**Objective**
Retype the lines beneath this one, from the first through the line containing "d3.scaleLinear().domain([0.15, 0.5]).range([plotB, plotT]);". Pictures are left out.
Start of Material shown
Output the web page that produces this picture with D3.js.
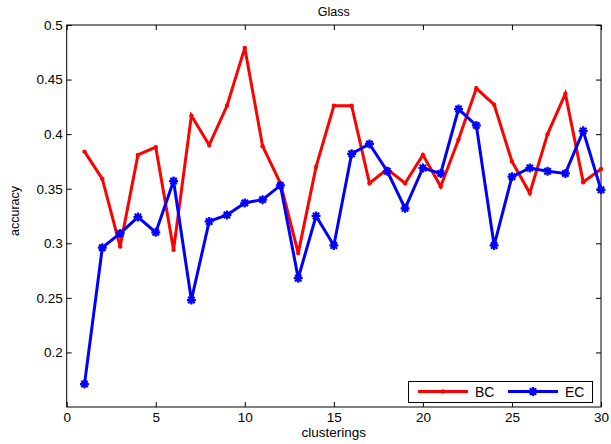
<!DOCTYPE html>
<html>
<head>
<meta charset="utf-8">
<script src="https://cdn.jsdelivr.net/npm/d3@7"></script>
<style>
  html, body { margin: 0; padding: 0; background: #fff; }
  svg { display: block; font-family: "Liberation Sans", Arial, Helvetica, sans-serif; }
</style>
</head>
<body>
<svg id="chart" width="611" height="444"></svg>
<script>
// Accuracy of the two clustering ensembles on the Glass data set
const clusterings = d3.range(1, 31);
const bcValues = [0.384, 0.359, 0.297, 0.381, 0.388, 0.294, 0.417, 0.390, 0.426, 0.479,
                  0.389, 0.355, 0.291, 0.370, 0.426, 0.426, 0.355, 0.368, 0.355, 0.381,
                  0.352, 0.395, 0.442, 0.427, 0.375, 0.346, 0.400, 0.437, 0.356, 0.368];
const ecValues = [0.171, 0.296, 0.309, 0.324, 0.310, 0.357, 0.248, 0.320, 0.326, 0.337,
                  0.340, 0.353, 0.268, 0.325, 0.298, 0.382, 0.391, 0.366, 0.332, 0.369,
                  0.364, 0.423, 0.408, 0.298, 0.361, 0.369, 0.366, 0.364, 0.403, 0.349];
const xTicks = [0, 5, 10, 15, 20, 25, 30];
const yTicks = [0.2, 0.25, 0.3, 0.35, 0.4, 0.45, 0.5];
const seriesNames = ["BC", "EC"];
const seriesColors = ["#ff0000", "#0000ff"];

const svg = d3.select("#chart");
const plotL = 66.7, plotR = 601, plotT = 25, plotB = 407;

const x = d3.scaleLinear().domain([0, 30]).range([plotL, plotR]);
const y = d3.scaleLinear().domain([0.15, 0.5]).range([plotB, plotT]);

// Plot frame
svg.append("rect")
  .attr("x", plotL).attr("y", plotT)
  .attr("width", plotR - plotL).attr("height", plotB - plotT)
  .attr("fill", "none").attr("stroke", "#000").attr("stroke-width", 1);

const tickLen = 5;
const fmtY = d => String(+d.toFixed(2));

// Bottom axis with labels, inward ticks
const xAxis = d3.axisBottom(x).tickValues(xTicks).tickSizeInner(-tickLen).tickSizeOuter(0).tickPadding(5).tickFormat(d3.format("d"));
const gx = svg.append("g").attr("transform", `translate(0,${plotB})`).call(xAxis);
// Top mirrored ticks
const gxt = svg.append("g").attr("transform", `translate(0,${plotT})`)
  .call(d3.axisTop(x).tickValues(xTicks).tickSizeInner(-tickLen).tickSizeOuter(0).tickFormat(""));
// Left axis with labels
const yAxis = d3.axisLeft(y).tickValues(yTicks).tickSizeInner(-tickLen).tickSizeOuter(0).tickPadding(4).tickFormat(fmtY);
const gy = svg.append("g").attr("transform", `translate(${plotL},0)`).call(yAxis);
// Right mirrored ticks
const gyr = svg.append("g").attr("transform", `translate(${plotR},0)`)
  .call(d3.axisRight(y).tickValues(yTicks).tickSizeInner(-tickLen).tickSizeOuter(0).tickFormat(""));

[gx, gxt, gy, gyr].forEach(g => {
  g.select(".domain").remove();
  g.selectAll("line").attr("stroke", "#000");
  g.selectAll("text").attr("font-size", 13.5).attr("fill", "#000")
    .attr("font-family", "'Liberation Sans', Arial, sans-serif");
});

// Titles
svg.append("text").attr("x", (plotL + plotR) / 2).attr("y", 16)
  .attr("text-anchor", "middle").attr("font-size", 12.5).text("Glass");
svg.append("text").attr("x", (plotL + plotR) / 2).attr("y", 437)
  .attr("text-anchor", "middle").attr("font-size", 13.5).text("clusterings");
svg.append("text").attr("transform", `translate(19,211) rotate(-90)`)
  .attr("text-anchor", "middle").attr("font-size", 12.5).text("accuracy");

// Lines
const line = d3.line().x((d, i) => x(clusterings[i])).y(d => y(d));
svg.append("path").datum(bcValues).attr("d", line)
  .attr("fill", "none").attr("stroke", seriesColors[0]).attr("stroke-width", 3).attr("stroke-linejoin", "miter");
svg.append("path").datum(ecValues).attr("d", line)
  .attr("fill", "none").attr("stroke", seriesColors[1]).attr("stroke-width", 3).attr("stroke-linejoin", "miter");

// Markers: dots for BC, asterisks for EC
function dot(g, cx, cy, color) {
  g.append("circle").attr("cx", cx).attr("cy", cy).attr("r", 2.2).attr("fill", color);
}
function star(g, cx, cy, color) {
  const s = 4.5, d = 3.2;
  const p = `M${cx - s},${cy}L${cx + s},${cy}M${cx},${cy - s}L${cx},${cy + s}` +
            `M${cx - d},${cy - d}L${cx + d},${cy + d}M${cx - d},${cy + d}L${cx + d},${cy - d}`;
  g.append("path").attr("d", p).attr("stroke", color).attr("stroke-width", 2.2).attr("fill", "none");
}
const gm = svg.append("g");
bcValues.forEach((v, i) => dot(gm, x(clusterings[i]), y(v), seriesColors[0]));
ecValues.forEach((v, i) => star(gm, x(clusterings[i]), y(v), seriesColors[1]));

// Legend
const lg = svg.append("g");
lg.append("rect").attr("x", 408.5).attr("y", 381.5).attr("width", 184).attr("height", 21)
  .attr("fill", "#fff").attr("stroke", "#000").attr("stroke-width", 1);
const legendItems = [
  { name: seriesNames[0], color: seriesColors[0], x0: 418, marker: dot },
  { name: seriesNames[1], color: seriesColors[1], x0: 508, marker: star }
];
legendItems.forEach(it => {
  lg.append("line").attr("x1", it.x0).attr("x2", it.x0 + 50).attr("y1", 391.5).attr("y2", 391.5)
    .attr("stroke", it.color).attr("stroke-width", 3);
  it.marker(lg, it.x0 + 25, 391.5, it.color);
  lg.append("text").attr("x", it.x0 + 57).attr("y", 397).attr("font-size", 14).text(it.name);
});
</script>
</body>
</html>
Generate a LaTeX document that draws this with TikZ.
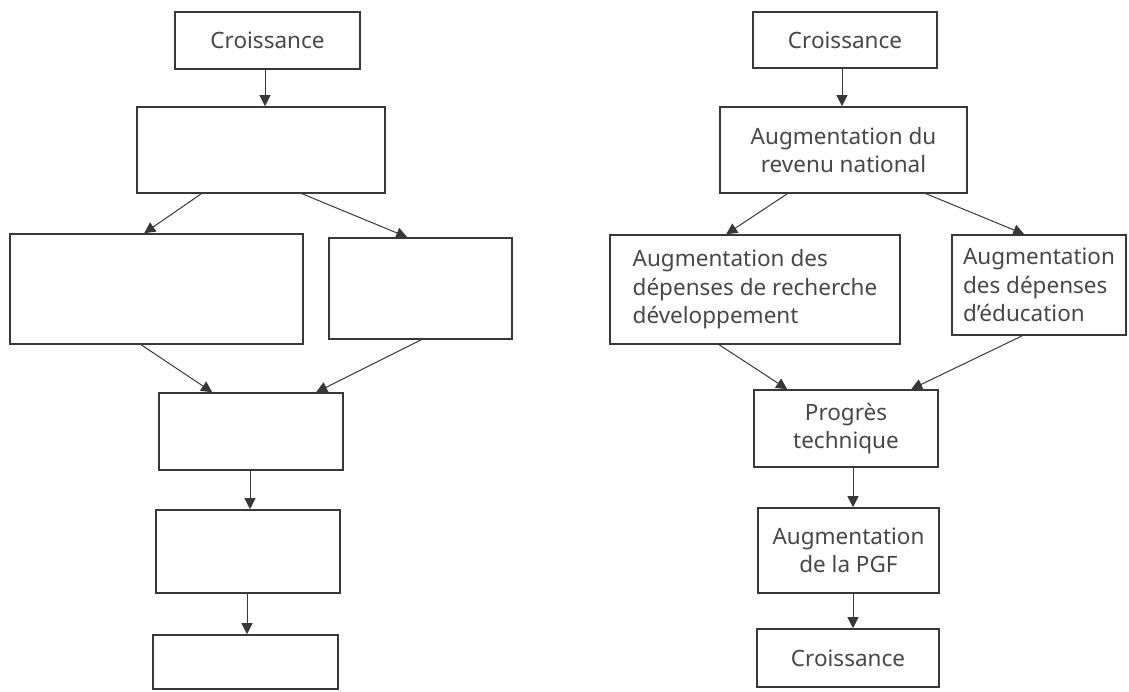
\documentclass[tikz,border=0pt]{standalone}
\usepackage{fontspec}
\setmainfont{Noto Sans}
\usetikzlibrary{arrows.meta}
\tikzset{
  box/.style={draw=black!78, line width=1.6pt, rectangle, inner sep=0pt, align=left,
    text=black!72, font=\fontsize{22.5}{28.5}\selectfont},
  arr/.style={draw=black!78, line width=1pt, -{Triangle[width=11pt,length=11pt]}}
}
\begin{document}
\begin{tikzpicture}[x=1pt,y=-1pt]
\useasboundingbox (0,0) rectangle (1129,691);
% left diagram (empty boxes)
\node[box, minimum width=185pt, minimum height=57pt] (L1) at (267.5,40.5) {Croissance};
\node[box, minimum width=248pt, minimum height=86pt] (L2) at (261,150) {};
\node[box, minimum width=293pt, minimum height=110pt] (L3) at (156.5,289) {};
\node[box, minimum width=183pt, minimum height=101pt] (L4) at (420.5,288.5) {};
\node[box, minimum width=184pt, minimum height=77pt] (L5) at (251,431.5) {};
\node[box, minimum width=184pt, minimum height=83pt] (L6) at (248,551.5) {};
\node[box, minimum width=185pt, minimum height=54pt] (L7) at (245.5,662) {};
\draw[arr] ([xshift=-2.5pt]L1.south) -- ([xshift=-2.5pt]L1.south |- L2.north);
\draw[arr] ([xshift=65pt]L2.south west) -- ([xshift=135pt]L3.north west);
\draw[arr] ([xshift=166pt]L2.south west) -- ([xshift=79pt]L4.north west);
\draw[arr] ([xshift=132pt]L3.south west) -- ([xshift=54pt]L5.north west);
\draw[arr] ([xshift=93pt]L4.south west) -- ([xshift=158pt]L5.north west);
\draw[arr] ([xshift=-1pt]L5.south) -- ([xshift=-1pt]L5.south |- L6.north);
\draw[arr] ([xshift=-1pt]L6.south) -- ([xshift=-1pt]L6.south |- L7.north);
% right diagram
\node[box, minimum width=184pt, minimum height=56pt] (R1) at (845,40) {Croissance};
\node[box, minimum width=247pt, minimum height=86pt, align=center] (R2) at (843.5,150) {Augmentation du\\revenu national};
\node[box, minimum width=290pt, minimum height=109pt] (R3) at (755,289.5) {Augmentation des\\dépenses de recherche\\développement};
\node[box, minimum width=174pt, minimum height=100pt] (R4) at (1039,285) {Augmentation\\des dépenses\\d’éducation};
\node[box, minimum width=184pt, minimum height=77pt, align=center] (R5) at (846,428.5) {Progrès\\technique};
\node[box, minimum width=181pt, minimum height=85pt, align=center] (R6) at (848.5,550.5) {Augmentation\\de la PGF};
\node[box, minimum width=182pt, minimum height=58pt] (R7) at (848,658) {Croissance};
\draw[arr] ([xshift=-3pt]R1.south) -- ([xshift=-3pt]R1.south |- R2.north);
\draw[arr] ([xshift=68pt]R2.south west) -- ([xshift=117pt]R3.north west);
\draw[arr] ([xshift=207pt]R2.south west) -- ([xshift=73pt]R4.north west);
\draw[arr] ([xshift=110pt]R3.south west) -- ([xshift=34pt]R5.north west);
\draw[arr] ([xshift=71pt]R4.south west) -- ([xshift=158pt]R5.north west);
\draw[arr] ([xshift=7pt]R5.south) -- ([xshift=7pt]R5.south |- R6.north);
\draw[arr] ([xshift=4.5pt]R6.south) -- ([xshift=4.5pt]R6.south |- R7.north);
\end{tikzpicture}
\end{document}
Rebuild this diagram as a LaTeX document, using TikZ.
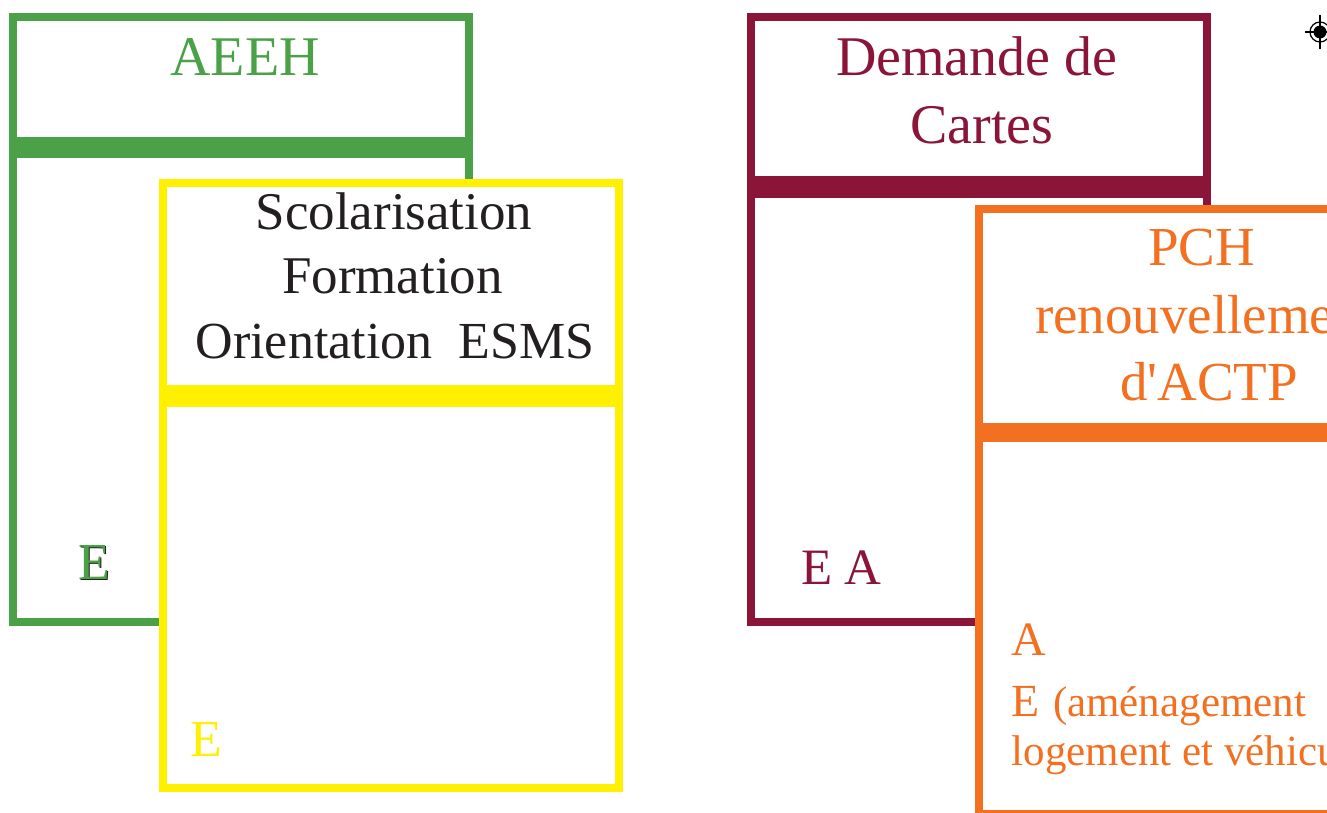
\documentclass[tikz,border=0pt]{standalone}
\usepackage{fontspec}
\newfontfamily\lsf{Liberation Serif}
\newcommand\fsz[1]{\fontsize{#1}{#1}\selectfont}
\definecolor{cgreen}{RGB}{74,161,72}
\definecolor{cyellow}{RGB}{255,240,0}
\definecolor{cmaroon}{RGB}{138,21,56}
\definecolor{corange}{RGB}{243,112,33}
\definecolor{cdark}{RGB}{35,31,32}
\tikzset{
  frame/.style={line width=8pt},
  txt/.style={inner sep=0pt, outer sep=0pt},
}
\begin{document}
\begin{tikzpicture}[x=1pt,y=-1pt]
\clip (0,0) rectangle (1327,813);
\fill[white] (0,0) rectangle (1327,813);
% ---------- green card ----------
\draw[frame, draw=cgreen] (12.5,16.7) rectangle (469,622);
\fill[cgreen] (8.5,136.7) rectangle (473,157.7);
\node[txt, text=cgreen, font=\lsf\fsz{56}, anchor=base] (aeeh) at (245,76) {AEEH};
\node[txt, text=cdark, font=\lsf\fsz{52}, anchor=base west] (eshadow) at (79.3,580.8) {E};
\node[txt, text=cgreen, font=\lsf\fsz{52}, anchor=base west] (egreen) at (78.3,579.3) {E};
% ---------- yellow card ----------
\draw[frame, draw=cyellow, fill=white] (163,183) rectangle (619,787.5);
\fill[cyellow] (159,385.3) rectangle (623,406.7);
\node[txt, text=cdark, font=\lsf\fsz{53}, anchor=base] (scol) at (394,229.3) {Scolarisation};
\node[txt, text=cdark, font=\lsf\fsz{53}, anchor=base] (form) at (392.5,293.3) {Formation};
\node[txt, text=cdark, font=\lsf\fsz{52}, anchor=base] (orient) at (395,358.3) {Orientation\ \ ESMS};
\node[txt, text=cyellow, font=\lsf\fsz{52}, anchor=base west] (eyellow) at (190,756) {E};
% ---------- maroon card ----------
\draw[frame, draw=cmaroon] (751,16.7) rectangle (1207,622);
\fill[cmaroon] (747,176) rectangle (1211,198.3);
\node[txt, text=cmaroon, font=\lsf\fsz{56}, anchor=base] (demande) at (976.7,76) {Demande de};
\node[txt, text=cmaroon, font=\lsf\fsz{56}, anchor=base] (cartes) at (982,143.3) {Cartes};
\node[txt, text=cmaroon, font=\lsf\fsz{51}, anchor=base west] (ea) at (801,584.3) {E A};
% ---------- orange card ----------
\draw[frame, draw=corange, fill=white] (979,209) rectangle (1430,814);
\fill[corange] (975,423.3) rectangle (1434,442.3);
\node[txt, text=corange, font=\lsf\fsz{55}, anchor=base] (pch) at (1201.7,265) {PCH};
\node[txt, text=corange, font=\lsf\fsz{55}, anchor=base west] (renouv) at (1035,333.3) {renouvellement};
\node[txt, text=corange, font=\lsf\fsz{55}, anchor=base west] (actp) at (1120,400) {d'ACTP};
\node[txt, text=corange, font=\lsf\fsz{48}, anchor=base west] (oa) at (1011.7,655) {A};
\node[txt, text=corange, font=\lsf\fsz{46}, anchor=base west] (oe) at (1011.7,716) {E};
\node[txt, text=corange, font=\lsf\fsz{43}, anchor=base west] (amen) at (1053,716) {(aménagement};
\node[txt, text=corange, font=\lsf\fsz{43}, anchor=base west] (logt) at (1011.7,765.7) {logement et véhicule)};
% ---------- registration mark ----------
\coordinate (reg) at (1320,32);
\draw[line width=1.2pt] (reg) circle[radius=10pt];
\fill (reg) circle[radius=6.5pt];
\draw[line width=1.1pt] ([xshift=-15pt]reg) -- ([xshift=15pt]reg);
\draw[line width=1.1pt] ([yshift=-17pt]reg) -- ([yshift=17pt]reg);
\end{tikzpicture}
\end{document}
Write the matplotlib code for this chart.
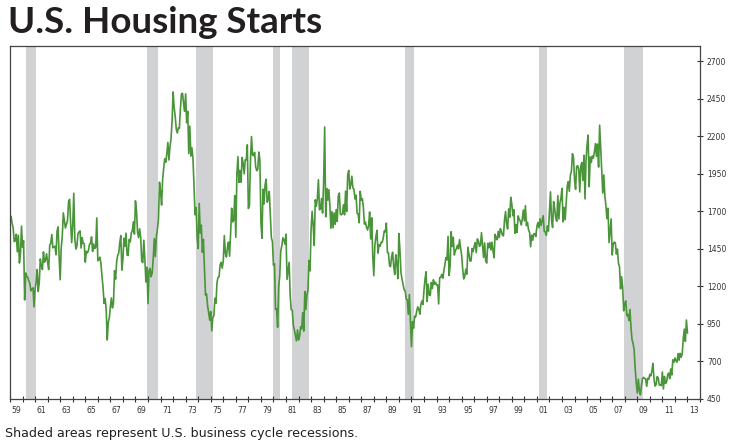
End of Material shown
**Expected output**
Output the web page that produces this picture with D3.js.
<!DOCTYPE html>
<html>
<head>
<meta charset="utf-8">
<script src="https://cdn.jsdelivr.net/npm/d3@7"></script>
<style>
  html, body { margin: 0; padding: 0; background: #fff; }
  svg { display: block; font-family: "Liberation Sans", Arial, Helvetica, sans-serif; }
</style>
</head>
<body>
<svg id="chart" width="611" height="444"></svg>
<script>
// Accuracy of the two clustering ensembles on the Glass data set
const clusterings = d3.range(1, 31);
const bcValues = [0.384, 0.359, 0.297, 0.381, 0.388, 0.294, 0.417, 0.390, 0.426, 0.479,
                  0.389, 0.355, 0.291, 0.370, 0.426, 0.426, 0.355, 0.368, 0.355, 0.381,
                  0.352, 0.395, 0.442, 0.427, 0.375, 0.346, 0.400, 0.437, 0.356, 0.368];
const ecValues = [0.171, 0.296, 0.309, 0.324, 0.310, 0.357, 0.248, 0.320, 0.326, 0.337,
                  0.340, 0.353, 0.268, 0.325, 0.298, 0.382, 0.391, 0.366, 0.332, 0.369,
                  0.364, 0.423, 0.408, 0.298, 0.361, 0.369, 0.366, 0.364, 0.403, 0.349];
const xTicks = [0, 5, 10, 15, 20, 25, 30];
const yTicks = [0.2, 0.25, 0.3, 0.35, 0.4, 0.45, 0.5];
const seriesNames = ["BC", "EC"];
const seriesColors = ["#ff0000", "#0000ff"];

const svg = d3.select("#chart");
const plotL = 66.7, plotR = 601, plotT = 25, plotB = 407;

const x = d3.scaleLinear().domain([0, 30]).range([plotL, plotR]);
const y = d3.scaleLinear().domain([0.15, 0.5]).range([plotB, plotT]);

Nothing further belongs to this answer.